Is the historic bull market that began in March of 2009 on life support?
Nobody knows for sure of course when, or if, the rally will run out of steam in 2016. However, there are reasons for concern.
Steep Declines
The Dow Jones Industrial Average and S&P 500 are down 12% and 11%, respectively, from their highs as of January 22.
A bear market is defined as a market decline of 20% or more from a previous peak.
We are more than halfway there.
50-Day Averages
The breadth of the rally is now pretty weak, judging by the percentage of stocks trading above their 50-day moving average, according to Bespoke Investment Group.

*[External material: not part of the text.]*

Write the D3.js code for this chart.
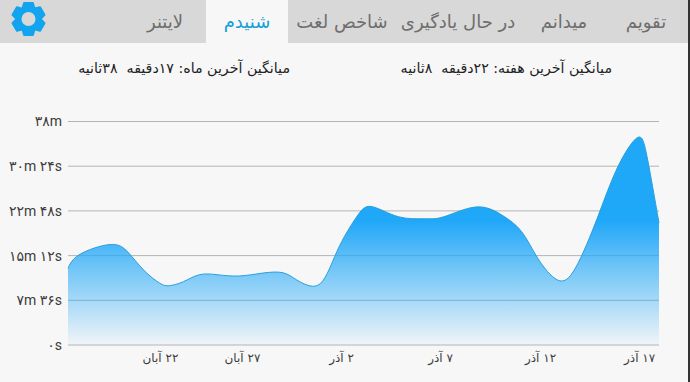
<!DOCTYPE html>
<html><head><meta charset="utf-8">
<script src="https://d3js.org/d3.v7.min.js"></script>
<style>
html,body{margin:0;padding:0;background:#f7f7f7;}
svg{display:block;}
text{font-family:"DejaVu Sans",sans-serif;}
</style></head><body>
<svg id="c" width="690" height="382"></svg>
<script>
const days=[0,0.6,2.1,3.0,3.8,4.6,5.1,5.8,6.6,7.5,8.6,9.8,10.8,11.5,12.3,12.9,13.4,13.9,14.6,15.3,16.6,17.9,18.9,20.5,21.8,22.8,23.6,24.6,25.5,26.6,27.6,28.6,29.1,29.7];
const seconds=[782,925,1025,950,765,632,605,646,717,717,704,734,737,663,599,683,901,1110,1335,1411,1309,1288,1309,1408,1326,1156,887,663,785,1295,1805,2114,1921,1244];
const yTicks=[0,456,912,1368,1824,2280];
const yLabels=["۰s","۷m ۳۶s","۱۵m ۱۲s","۲۲m ۴۸s","۳۰m ۲۴s","۳۸m"];
const xTickDays=[4.62,8.74,13.72,18.7,23.72,28.7];
const xLabels=["۲۲ آبان","۲۷ آبان","۲ آذر","۷ آذر","۱۲ آذر","۱۷ آذر"];
const tabs=["تقویم","میدانم","در حال یادگیری","شاخص لغت","شنیدم","لایتنر"];
const tabCenters=[646,564,458,342,247,165];
const summaries=["میانگین آخرین هفته: ۲۲دقیقه  ۸ثانیه","میانگین آخرین ماه: ۱۷دقیقه  ۳۸ثانیه"];
const summaryRight=[612,290];

const svg=d3.select("#c");
const x=d3.scaleLinear().domain([0,29.7]).range([68,659]);
const y=d3.scaleLinear().domain([0,2280]).range([345,121.5]);
const defs=svg.append("defs");
const g=defs.append("linearGradient").attr("id","fill").attr("gradientUnits","userSpaceOnUse")
 .attr("x1",0).attr("x2",0).attr("y1",y(1280)).attr("y2",345);
g.append("stop").attr("offset",0).attr("stop-color","#1fa7f8").attr("stop-opacity",1);
g.append("stop").attr("offset",1).attr("stop-color","#1fa7f8").attr("stop-opacity",0.03);

// header
svg.append("rect").attr("width",690).attr("height",43).attr("fill","#d8d8d8");
svg.append("rect").attr("x",206).attr("width",82).attr("height",43).attr("fill","#f7f7f7");
svg.selectAll(".tab").data(tabs).join("text").attr("class","tab")
 .attr("x",(d,i)=>tabCenters[i]).attr("y",28).attr("text-anchor","middle")
 .attr("font-size",18).attr("fill",(d,i)=>i===4?"#12a0d8":"#6e6e6e").attr("direction","rtl").text(d=>d);

// gear
const gear=svg.append("g").attr("transform","translate(28.5,19)");
const ro=16.5,ri=12;
const pts=[];
for(let i=0;i<6;i++){const a=i*Math.PI/3-Math.PI/2;
 [-0.27,0.27].forEach(o=>pts.push([ro*Math.cos(a+o),ro*Math.sin(a+o)]));
 [0.52].forEach(o=>pts.push([ri*Math.cos(a+o),ri*Math.sin(a+o)]));}
gear.append("path").attr("d",d3.line().curve(d3.curveLinearClosed)(pts)).attr("fill","#12a4ee").attr("stroke","#12a4ee").attr("stroke-width",2).attr("stroke-linejoin","round");
gear.append("circle").attr("r",7).attr("fill","#d8d8d8");

// summaries
svg.selectAll(".sum").data(summaries).join("text").attr("class","sum")
 .attr("x",(d,i)=>summaryRight[i]).attr("y",73).attr("text-anchor","start").attr("direction","rtl")
 .attr("font-size",14.2).attr("fill","#222").style("white-space","pre").text(d=>d);

// grid
svg.selectAll(".grid").data(yTicks).join("line").attr("class","grid")
 .attr("x1",68).attr("x2",659).attr("y1",d=>y(d)).attr("y2",d=>y(d))
 .attr("stroke","#b4b4b4").attr("stroke-width",1);

const area=d3.area().x((d,i)=>x(days[i])).y0(y(0)).y1(d=>y(d)).curve(d3.curveNatural);
const line=d3.line().x((d,i)=>x(days[i])).y(d=>y(d)).curve(d3.curveNatural);
svg.append("path").datum(seconds).attr("d",area).attr("fill","url(#fill)");
svg.append("path").datum(seconds).attr("d",line).attr("fill","none").attr("stroke","#2a9fdc").attr("stroke-width",1);

// axis labels
const labelFont='Roboto,"DejaVu Sans",sans-serif';
const yAxis=d3.axisLeft(y).tickValues(yTicks).tickFormat((d,i)=>yLabels[i]).tickSize(0).tickPadding(0);
const ya=svg.append("g").attr("transform","translate(62,0)").call(yAxis);
ya.select(".domain").remove();
ya.selectAll("text").attr("font-size",14).attr("fill","#3c3c3c").style("font-family",labelFont).attr("direction","ltr");

const xAxis=d3.axisBottom(x).tickValues(xTickDays).tickFormat((d,i)=>xLabels[i]).tickSize(0).tickPadding(0);
const xa=svg.append("g").attr("transform","translate(0,353)").call(xAxis);
xa.select(".domain").remove();
xa.selectAll("text").attr("font-size",12).attr("fill","#3c3c3c").style("font-family",'"DejaVu Sans",sans-serif').attr("direction","rtl");

// right edge
svg.append("rect").attr("x",688).attr("width",2).attr("height",382).attr("fill","#333");
</script></body></html>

Overall, only 11% of stocks traded on the S&P 500 are trading above that mark.
Individual sectors such as industrials (2%), technology (3%) and financial (6%) are even in worse shape by this measure.
Transportation Weakness
And as the Wall Street Journal has pointed out, the bellwether transportation sector has been doing worse than broader market indexes.
Historically, that’s a sign that the bear is at the door.
Earnings Fizzle
Price-to-earnings ratios, a measure of how expensive stocks are, have come down.
Yet that’s cold comfort since earnings have tumbled as well.
Financial data firm FactSet predicts S&P 500 companies will report an average 5%-plus decline when they finish reporting fourth quarter results.
Takeaway
The foundation of the six-year plus stock rally is starting to crumble.
Unless earnings start to improve, it is hard to see what powers the stock market going forward.